At the close of yesterday's show, Glenn Beck offered a preview of the next step of his plan to slash the federal budget and turn the government into the bathtub-drownable nonentity of Grover Norquist's dreams: “Tomorrow ... we abolish the Department of Education.”
But here's the thing -- eliminating the Department of Education will do essentially nothing to reduce federal spending.
The Department of Education has long been a bête noir for conservatives who see it as an unconstitutional emblem of big-government excess. Republican candidates for national office, going back to Ronald Reagan in 1980, have burnished their small-government bona fides with pledges to abolish Education. And yet, despite all those promises, Education remains.
But since Beck is getting ready to tilt at the Education windmill once again, let's go ahead and get the truth out there right now. According to the Center on Budget and Policy Priorities, education accounted for two percent of all federal spending in 2008, about $30 billion.
Two percent.
Obama has increased education spending somewhat, but not nearly enough to alter that percentage in any meaningful way.

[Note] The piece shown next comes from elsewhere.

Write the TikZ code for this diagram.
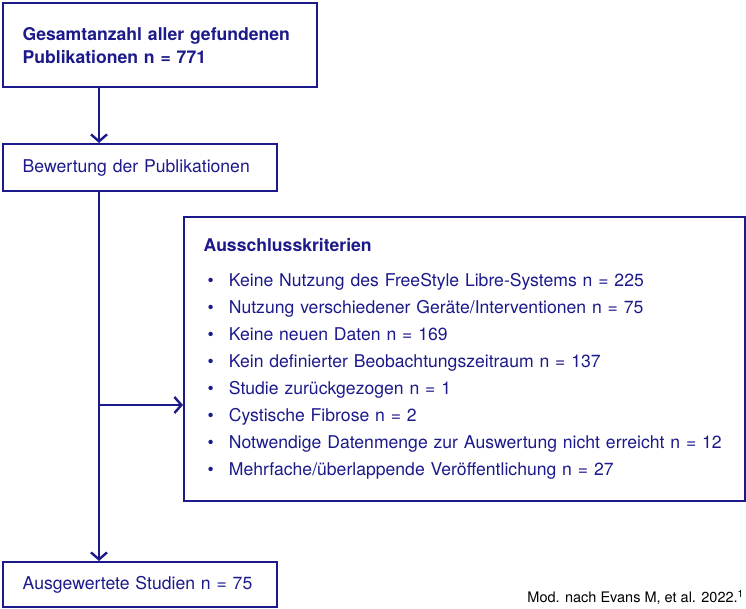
\documentclass[tikz,border=0pt]{standalone}
\usepackage{fontspec}
\setmainfont{TeX Gyre Heros}
\usetikzlibrary{arrows.meta,calc}
\definecolor{flowblue}{HTML}{1C1A8A}
\tikzset{
  flowbox/.style={draw=flowblue,line width=2.4pt,text=flowblue,align=left,anchor=north west,
    inner xsep=19pt,font=\fontsize{17.6}{23}\selectfont},
  flowarrow/.style={draw=flowblue,line width=2.4pt,-{Straight Barb[length=7pt,width=16pt,line width=2.4pt]}}
}
\begin{document}
\begin{tikzpicture}[x=1pt,y=-1pt]
  \useasboundingbox (0,0) rectangle (746,609);
  \node[flowbox,minimum width=314pt,minimum height=84pt,text width=275pt] (gesamt) at (2,2)
    {\textbf{Gesamtanzahl aller gefundenen}\\\textbf{Publikationen n = 771}};
  \node[flowbox,minimum width=274pt,minimum height=47pt,text width=235pt] (bewertung) at (2,143)
    {Bewertung der Publikationen};
  \node[flowbox,minimum width=561pt,minimum height=284pt,text width=522pt,
        font=\fontsize{17.6}{27}\selectfont] (kriterien) at (183,216)
    {\textbf{Ausschlusskriterien}\\[8pt]
     \hspace*{4pt}\textbullet\hspace{15pt}Keine Nutzung des FreeStyle Libre-Systems n = 225\\
     \hspace*{4pt}\textbullet\hspace{15pt}Nutzung verschiedener Geräte/Interventionen n = 75\\
     \hspace*{4pt}\textbullet\hspace{15pt}Keine neuen Daten n = 169\\
     \hspace*{4pt}\textbullet\hspace{15pt}Kein definierter Beobachtungszeitraum n = 137\\
     \hspace*{4pt}\textbullet\hspace{15pt}Studie zurückgezogen n = 1\\
     \hspace*{4pt}\textbullet\hspace{15pt}Cystische Fibrose n = 2\\
     \hspace*{4pt}\textbullet\hspace{15pt}Notwendige Datenmenge zur Auswertung nicht erreicht n = 12\\
     \hspace*{4pt}\textbullet\hspace{15pt}Mehrfache/überlappende Veröffentlichung n = 27};
  \node[flowbox,minimum width=274pt,minimum height=45pt,text width=235pt] (studien) at (2,561)
    {Ausgewertete Studien n = 75};
  \node[text=black,anchor=south east,inner sep=0pt,font=\fontsize{14.5}{16}\selectfont] (quelle) at (744,605)
    {Mod. nach Evans M, et al. 2022.\textsuperscript{1}};
  % connectors
  \coordinate (branch) at (99,405);
  \draw[flowarrow] (gesamt.south -| branch) -- (bewertung.north -| branch);
  \draw[flowarrow] (bewertung.south -| branch) -- (studien.north -| branch);
  \draw[flowarrow] (branch) -- (kriterien.west |- branch);
\end{tikzpicture}
\end{document}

The reality of the situation is that the contours of federal spending and the budget-cutting appetite of the American public and Congress make it unlikely that cuts alone will reduce the deficit and balance the budget. But that's immaterial to Beck, who lives in a fiscal fantasyland where the nation's budgetary woes can be resolved with conservative pipe dreams like privatizing Medicare and eliminating Cabinet departments.